From April 11-13 2019, Muhlenberg College was honored to host the seventh annual Society for Cinema and Media Studies undergraduate conference. My co-organizer Elizabeth Nathanson and I were amazed by the quality of undergraduate research, the diversity of their interests, and their intense intellectual engagement with each other. It was truly inspiring to think that our fields of cinema and media studies have these students joining us. For this edition of “Student Voices,” we invited several students with spatially-oriented projects to submit written versions of their papers to Mediapolis.
Anushka Robinson’s “It Takes a Village” argues that Aki Kaurismäki’s Le Havre (2011), uses a small French port city as a space of rebellion against dominant anti-immigrant attitudes in the larger domain of “Fortress Europe.” Aesthetics choices such as color and elliptical editing construct a sense of community that welcomes a migrant child from Gabon. The film thus represents a vision of an alternative, utopian Europe that is inclusive and constructs human bonds that are distinct from the traditional ones of family, race, and nationality.
In “Getting Lost in ‘Wondaland,’” Mathilde Fauteux explores the political dimensions of “world-building” as it appears in Janelle Monáe’s Afrofuturist re-working of Fritz Lang’s Metropolis. She argues that Monáe’s transmedial body of work — with texts including musical performances, videos, and media appearances — creates a utopian space that celebrates heterogeneity and imagines a more equitable future.
David Chan’s “An Archive of Shirkers” conceptualizes Sandi Tan’s 2018 documentary Shirkers, made out of the retrieved footage from an unfinished 1992 project filmed in Singapore, as an archive of post-colonial power relations. The footage was kept by the American director, then returned incomplete and without sound. Chan reads the resulting documentary made by a Chinese Singaporean as a meditation on this loss, a mourning for the past, and a creative re-imagining of the material in its original location.

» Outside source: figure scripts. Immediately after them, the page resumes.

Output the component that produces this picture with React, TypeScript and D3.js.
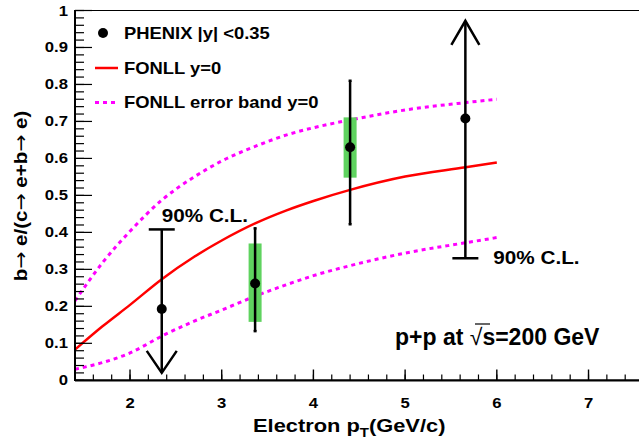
import React from "react";
import * as d3 from "d3";

// data
const ptGrid = [1.4, 1.7, 2.0, 2.35, 2.7, 3.0, 3.37, 3.7, 4.0, 4.4, 5.0, 5.66, 6.0];
const fonllCentral = [0.083, 0.146, 0.204, 0.274, 0.334, 0.378, 0.425, 0.459, 0.485, 0.515, 0.551, 0.576, 0.589];
const fonllUpper = [0.215, 0.318, 0.403, 0.488, 0.55, 0.593, 0.633, 0.663, 0.683, 0.704, 0.731, 0.751, 0.76];
const fonllLower = [0.03, 0.048, 0.074, 0.12, 0.16, 0.19, 0.228, 0.258, 0.283, 0.31, 0.344, 0.372, 0.386];

const dataPt = [2.346, 3.364, 4.4, 5.657];
const dataVal = [0.193, 0.262, 0.63, 0.708];
const statLow = [0.02, 0.133, 0.422, 0.33];
const statHigh = [0.408, 0.411, 0.81, 0.972];
const sysLow = [null, 0.158, 0.548, null];
const sysHigh = [null, 0.37, 0.711, null];
// "upper" = 90% CL upper limit (arrow down), "lower" = arrow up
const limitType = ["upper", "none", "none", "lower"];

const xTicks = [2, 3, 4, 5, 6, 7];
const yTicks = [0, 0.1, 0.2, 0.3, 0.4, 0.5, 0.6, 0.7, 0.8, 0.9, 1];

const W = 639;
const H = 444;
const FONT = "'Liberation Sans', Arial, Helvetica, sans-serif";
const SX = 1.15; // the original glyphs are a bit wider than Liberation's

// text stretched a little horizontally
function T(props: { x: number; y: number; size: number; anchor?: string; children: any }) {
  return (
    <text
      transform={`translate(${props.x},${props.y}) scale(${SX},1)`}
      fontSize={props.size}
      textAnchor={props.anchor || "start"}
    >
      {props.children}
    </text>
  );
}

export default function App() {
  const x = d3.scaleLinear().domain([1.4, 8]).range([75, 75 + 6.6 * 91.7]);
  const y = d3.scaleLinear().domain([0, 1]).range([380.3, 10.5]);

  const line = d3
    .line<number>()
    .x((d, i) => x(ptGrid[i]))
    .y((d) => y(d))
    .curve(d3.curveMonotoneX);

  const xMinor = d3.range(1.4, 8.001, 0.2).filter((v) => v > 1.41);
  const yMinor = d3.range(0, 1.0001, 0.02);

  const red = "#ff0000";
  const magenta = "#ff00ff";
  const arrowFont = "'DejaVu Sans', sans-serif";

  return (
    <svg
      width={W}
      height={H}
      style={{ position: "absolute", left: 0, top: 0, background: "#fff" }}
      fontFamily={FONT}
      fontWeight="bold"
    >
      {/* frame */}
      <line x1={75} x2={W} y1={10.5} y2={10.5} stroke="#000" strokeWidth={1.2} />

      {/* curves */}
      <path d={line(fonllUpper) || ""} fill="none" stroke={magenta} strokeWidth={3} strokeDasharray="4 4" />
      <path d={line(fonllLower) || ""} fill="none" stroke={magenta} strokeWidth={3} strokeDasharray="4 4" />
      <path d={line(fonllCentral) || ""} fill="none" stroke={red} strokeWidth={2.5} />

      {/* systematic boxes */}
      {dataPt.map((p, i) =>
        sysLow[i] != null ? (
          <rect
            key={"s" + i}
            x={x(p) - 6.5}
            width={13}
            y={y(sysHigh[i] as number)}
            height={y(sysLow[i] as number) - y(sysHigh[i] as number)}
            fill="#5fd35f"
          />
        ) : null
      )}

      {/* data points */}
      {dataPt.map((p, i) => {
        const cx = x(p);
        const t = limitType[i];
        return (
          <g key={"p" + i} stroke="#000" strokeWidth={2.5} fill="none">
            <line x1={cx} x2={cx} y1={y(statLow[i])} y2={y(statHigh[i])} />
            {t === "upper" && (
              <>
                <line x1={cx - 13} x2={cx + 13} y1={y(statHigh[i])} y2={y(statHigh[i])} />
                <polyline points={`${cx - 15},${y(statLow[i]) - 22} ${cx},${y(statLow[i])} ${cx + 15},${y(statLow[i]) - 22}`} />
              </>
            )}
            {t === "lower" && (
              <>
                <line x1={cx - 13} x2={cx + 13} y1={y(statLow[i])} y2={y(statLow[i])} />
                <polyline points={`${cx - 14},${y(statHigh[i]) + 24} ${cx},${y(statHigh[i])} ${cx + 14},${y(statHigh[i]) + 24}`} />
              </>
            )}
            {t === "none" && (
              <>
                <line x1={cx - 1.5} x2={cx + 1.5} y1={y(statLow[i])} y2={y(statLow[i])} />
                <line x1={cx - 1.5} x2={cx + 1.5} y1={y(statHigh[i])} y2={y(statHigh[i])} />
              </>
            )}
            <circle cx={cx} cy={y(dataVal[i])} r={5} fill="#000" stroke="none" />
          </g>
        );
      })}

      {/* 90% CL labels */}
      <T x={x(dataPt[0])} y={222} size={18}>90% C.L.</T>
      <T x={x(dataPt[3]) + 28} y={264} size={18}>90% C.L.</T>

      {/* y axis */}
      <line x1={75} x2={75} y1={10} y2={381} stroke="#000" strokeWidth={2} />
      {yMinor.map((v, i) => (
        <line key={"ym" + i} x1={75} x2={84} y1={y(v)} y2={y(v)} stroke="#000" strokeWidth={1.2} />
      ))}
      {yTicks.map((v) => (
        <g key={"yt" + v}>
          <line x1={75} x2={92} y1={y(v)} y2={y(v)} stroke="#000" strokeWidth={1.2} />
          <T x={68} y={y(v) + 5} size={14.5} anchor="end">
            {d3.format("")(v)}
          </T>
        </g>
      ))}

      {/* x axis */}
      <line x1={75} x2={W} y1={380.3} y2={380.3} stroke="#000" strokeWidth={2.2} />
      {xMinor.map((v, i) => (
        <line key={"xm" + i} x1={x(v)} x2={x(v)} y1={380} y2={374.5} stroke="#000" strokeWidth={1.2} />
      ))}
      {xTicks.map((v) => (
        <g key={"xt" + v}>
          <line x1={x(v)} x2={x(v)} y1={380} y2={369.5} stroke="#000" strokeWidth={1.4} />
          <T x={x(v)} y={408} size={14.5} anchor="middle">
            {v}
          </T>
        </g>
      ))}

      {/* axis titles */}
      <T x={253} y={432} size={19}>
        Electron p<tspan dy={5} fontSize={13}>T</tspan>
        <tspan dy={-5}>(GeV/c)</tspan>
      </T>
      <text transform="translate(27,196) rotate(-90) scale(1.08,1)" fontSize={19} textAnchor="middle">
        b<tspan fontFamily={arrowFont} fontWeight="normal">→</tspan> e/(c<tspan fontFamily={arrowFont} fontWeight="normal">→</tspan> e+b<tspan fontFamily={arrowFont} fontWeight="normal">→</tspan> e)
      </text>

      {/* legend */}
      <circle cx={103} cy={33} r={5} fill="#000" />
      <T x={124} y={39} size={16}>PHENIX |y| &lt;0.35</T>
      <line x1={95} x2={118} y1={68} y2={68} stroke={red} strokeWidth={2.5} />
      <T x={124} y={74} size={16}>FONLL y=0</T>
      <line x1={95} x2={118} y1={102.5} y2={102.5} stroke={magenta} strokeWidth={3} strokeDasharray="4 4" />
      <T x={124} y={108} size={16}>FONLL error band y=0</T>

      {/* energy label */}
      <text x={395} y={345} fontSize={23}>
        p+p at<tspan fontWeight="normal"> √</tspan>s=200 GeV
      </text>
      <line x1={475} x2={490} y1={324} y2={324} stroke="#000" strokeWidth={1.2} />
    </svg>
  );
}
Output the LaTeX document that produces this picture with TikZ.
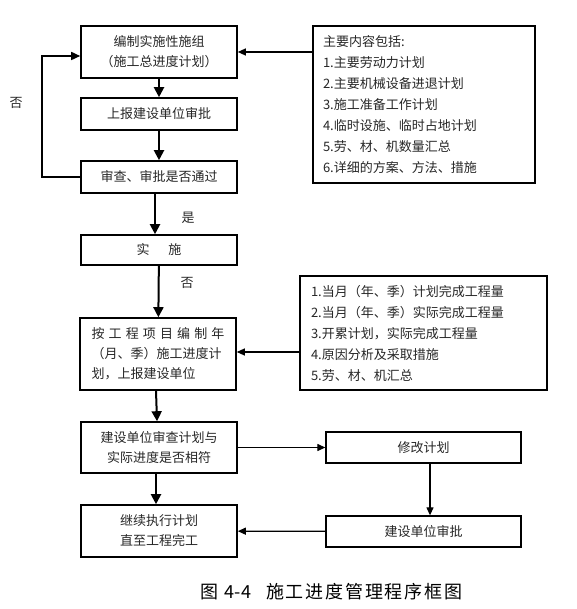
\documentclass[tikz,border=0pt]{standalone}
\usepackage{fontspec}
\setmainfont{Noto Sans CJK SC}
\usetikzlibrary{positioning,arrows.meta,calc}

\begin{document}
\begin{tikzpicture}[x=1pt, y=-1pt, font=\fontsize{13}{20}\selectfont,
        box/.style={draw, line width=1.6pt, align=center, minimum width=156pt,
                    inner sep=2pt, text=black!85},
        side/.style={box, minimum width=195pt, minimum height=31pt, line width=1.3pt},
        list/.style={draw, line width=1.6pt, align=left, inner xsep=10pt,
                     text=black!85, font=\fontsize{13}{21}\selectfont},
        flow/.style={line width=2pt, -{Triangle[length=10pt,width=10pt]}},
        feed/.style={line width=1.2pt, -{Triangle[length=8pt,width=7pt]}}]
        \useasboundingbox (0,0) rectangle (576,609);

        \node[box, minimum height=52pt] (plan) at (159,52) {编制实施性施组\\（施工总进度计划）};
        \node[box, minimum height=32pt] (report) at (159,114) {上报建设单位审批};
        \node[box, minimum height=32pt] (check) at (159,177) {审查、审批是否通过};
        \node[box, minimum height=30pt] (impl) at (159,250) {实\hspace{19pt}施};
        \node[box, minimum height=72pt, text width=133pt, align=left] (yearplan) at (158,354)
            {\hbox to 133pt{按\hfill 工\hfill 程\hfill 项\hfill 目\hfill 编\hfill 制\hfill 年}\\
             （月、季）施工进度计\\划，上报建设单位};
        \node[box, minimum height=51pt] (compare) at (159,447.5) {建设单位审查计划与\\实际进度是否相符};
        \node[box, minimum height=52pt] (goon) at (159,531) {继续执行计划\\直至工程完工};
        \node[side] (revise) at (423.5,447.5) {修改计划};
        \node[side] (approve) at (423.5,531.5) {建设单位审批};

        \node[list, minimum width=222pt, minimum height=157pt, text width=202pt] (contents) at (424,104.5)
            {主要内容包括:\\1.主要劳动力计划\\2.主要机械设备进退计划\\3.施工准备工作计划\\
             4.临时设施、临时占地计划\\5.劳、材、机数量汇总\\6.详细的方案、方法、措施};
        \node[list, minimum width=247pt, minimum height=114pt, text width=225pt] (monthly) at (423.5,333)
            {1.当月（年、季）计划完成工程量\\2.当月（年、季）实际完成工程量\\3.开累计划，实际完成工程量\\
             4.原因分析及采取措施\\5.劳、材、机汇总};

        \node[text=black!85] (no1) at (16,103) {否};
        \node[text=black!85] (yes) at (188,218) {是};
        \node[text=black!85] (no2) at (187,283) {否};
        \node[font=\fontsize{18}{20}\selectfont] (caption) at (331.5,592)
            {图\hspace{6pt}4-4\hspace{15pt}{\addfontfeatures{LetterSpace=10}施工进度管理程序框图}};

        \coordinate (back) at (42,177);
        \draw[flow] (plan) -- (report);
        \draw[flow] (report) -- (check);
        \draw[flow] ([xshift=-4pt]check.south) -- ([xshift=-4pt]impl.north);
        \draw[flow] (impl) -- (yearplan);
        \draw[flow] ([xshift=-2pt]yearplan.south) -- ([xshift=-2pt]compare.north);
        \draw[flow] ([xshift=-3pt]compare.south) -- ([xshift=-3pt]goon.north);
        \draw[line width=1.6pt, -{Triangle[length=9pt,width=8pt]}]
            (check.west) -- (back) -- ([yshift=-4pt]plan.west -| back) -- ([yshift=-4pt]plan.west);
        \draw[feed] (contents.west |- plan.east) -- (plan.east);
        \draw[feed] ([yshift=2pt]monthly.west |- yearplan.east) -- ([yshift=2pt]yearplan.east);
        \draw[feed] (compare) -- (revise);
        \draw[feed] ([xshift=6.5pt]revise.south) -- ([xshift=6.5pt]approve.north);
        \draw[feed] (approve) -- (goon);
    \end{tikzpicture}
\end{document}
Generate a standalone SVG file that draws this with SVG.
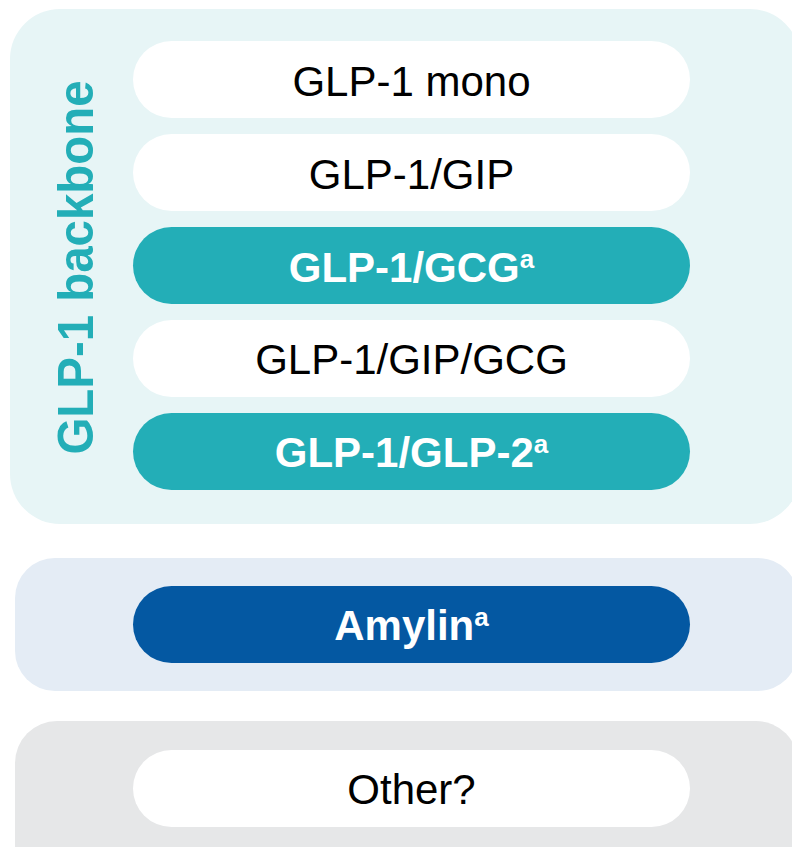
<svg xmlns="http://www.w3.org/2000/svg" width="792" height="847" viewBox="0 0 792 847">
<style>
.pill{stroke:none}
.w{fill:#FFFFFF}
.t{fill:#23AEB7}
.b{fill:#0458A2}
.lbl{font-family:"Liberation Sans",Arial,sans-serif;font-size:42px;text-anchor:middle}
.dark{fill:#000000}
.light{fill:#FFFFFF;font-weight:bold}
.sup{font-size:26px}
</style>
<rect width="792" height="847" fill="#FFFFFF"/>
<g id="panel-glp1">
<rect x="10" y="9" width="790" height="515" rx="50" ry="50" fill="#E7F5F6"/>
<text transform="translate(93,267.5) rotate(-90)" font-family="'Liberation Sans',Arial,sans-serif" font-size="50" font-weight="bold" fill="#23AEB7" text-anchor="middle" textLength="374" lengthAdjust="spacingAndGlyphs">GLP-1 backbone</text>
</g>
<g id="panel-amylin"><rect x="15" y="558" width="783" height="133" rx="40" ry="40" fill="#E4ECF5"/></g>
<g id="panel-other"><rect x="15" y="721" width="783" height="170" rx="42" ry="42" fill="#E6E7E8"/></g>
<g id="node-glp1-mono">
<rect class="pill w" x="133" y="41" width="557" height="77" rx="38.5"/>
<text class="lbl dark" x="411.5" y="96">GLP-1 mono</text>
</g>
<g id="node-glp1-gip">
<rect class="pill w" x="133" y="134" width="557" height="77" rx="38.5"/>
<text class="lbl dark" x="411.5" y="189">GLP-1/GIP</text>
</g>
<g id="node-glp1-gcg">
<rect class="pill t" x="133" y="227" width="557" height="77" rx="38.5"/>
<text class="lbl light" x="411.5" y="282">GLP-1/GCG<tspan class="sup" dy="-14">a</tspan></text>
</g>
<g id="node-glp1-gip-gcg">
<rect class="pill w" x="133" y="320" width="557" height="77" rx="38.5"/>
<text class="lbl dark" x="411.5" y="374">GLP-1/GIP/GCG</text>
</g>
<g id="node-glp1-glp2">
<rect class="pill t" x="133" y="413" width="557" height="77" rx="38.5"/>
<text class="lbl light" x="411.5" y="467">GLP-1/GLP-2<tspan class="sup" dy="-14">a</tspan></text>
</g>
<g id="node-amylin">
<rect class="pill b" x="133" y="586" width="557" height="77" rx="38.5"/>
<text class="lbl light" x="411.5" y="640">Amylin<tspan class="sup" dy="-14">a</tspan></text>
</g>
<g id="node-other">
<rect class="pill w" x="133" y="750" width="557" height="77" rx="38.5"/>
<text class="lbl dark" x="411.5" y="804">Other?</text>
</g>
<g id="connectors"/>
</svg>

In “Worlds Under Watch,” Cedric Bobro studies multiple films in which enclosed worlds are created through surveillance. He theorizes that these films help us understand that surveillance both records reality and creates it. And it is through our awareness of surveillance that we understand the parameters of our world, leaving what is outside that world unknowable or unassimilable.
These student voices clearly go beyond urban media to consider theoretical conceptualizations of space and geographies of many scales. A fascinating theme of world-building emerges—either within a film or seeing the media text itself as a world—along with the related concept of representing utopian spaces. Together the papers exhibit a spectrum of media/space intersections on every level, from physical places to mental spaces. It is also clear how much each author is concerned with the social and political implications of their chosen texts. Reading such exemplary work not only demonstrates how important it is to give undergraduates opportunities to publish, but also what the rest of us can learn from the new generation of media scholars.
Finally, I want to end with a statement from Jeffery Lin, another SCMS-U presenter who was invited to include his paper in this collection. When the current protests in Hong Kong began, however, Jeffery withdrew his submission and instead sent this statement, which is a powerful reminder of how scholarship and direct political action sometimes compete for our energy, even as they are intellectually unified:
It has been a critical time for Hong Kong recently: our authoritarian government ignored the 2 million protesters on June 16 and refused to withdraw the Hong Kong-China extradition bill. People in Hong Kong would be subject to arbitrary detention, unfair trial, and torture under China’s judicial system. Activists, human rights lawyers, journalists, and social workers—everyone’s freedom of speech and expression against the Chinese communist party would be threatened. There was also a serious violation of human rights in the protest on June 12; the police abused their power by attacking reporters, blocking the way for ambulances, and shooting protesters’ heads with rubber bullets. I felt the urge to stand up for my homeland to safeguard the last bit of freedom under the dictatorial Chinese regime. “If this is the cup I must take, I will drink with no regret.” I decided to suspend my scholarly work at this critical moment. My fate is connected to my beloved Hong Kong. Also, as postcolonial studies student, I forever stand with the oppressed and fight against colonial power. My paper presented in this year’s SCMS-U showed my consistent concern for Hong Kong: I discussed the cinematic tactics of the films Ilo Ilo and Made in Hong Kong in constructing a national identity for audiences by comparing their common motif of life in public housing and reasons why they adopted a very different cinematic aesthetic to narrate different “local” stories. I settle my arguments within the context of public housing policy in Singapore and Hong Kong to explain how landscape functions as an ideological device in the film to formulate local identity and sense of belonging for the people. Fruit Chan’s Made in Hong Kong is the first film of the 1997 trilogy, and its protagonists, like Hongkongers, refuse to be instrumentalized by either Britain or China. Sadly, only their death can nullify both abandonment and containment, thereby excising the paradigmatic temporality of successive colonialism. Before the final death of Hong Kong, I have to stand up and clearly declare my refusal of the temporality of colonial nostalgia as well as Chinese takeover.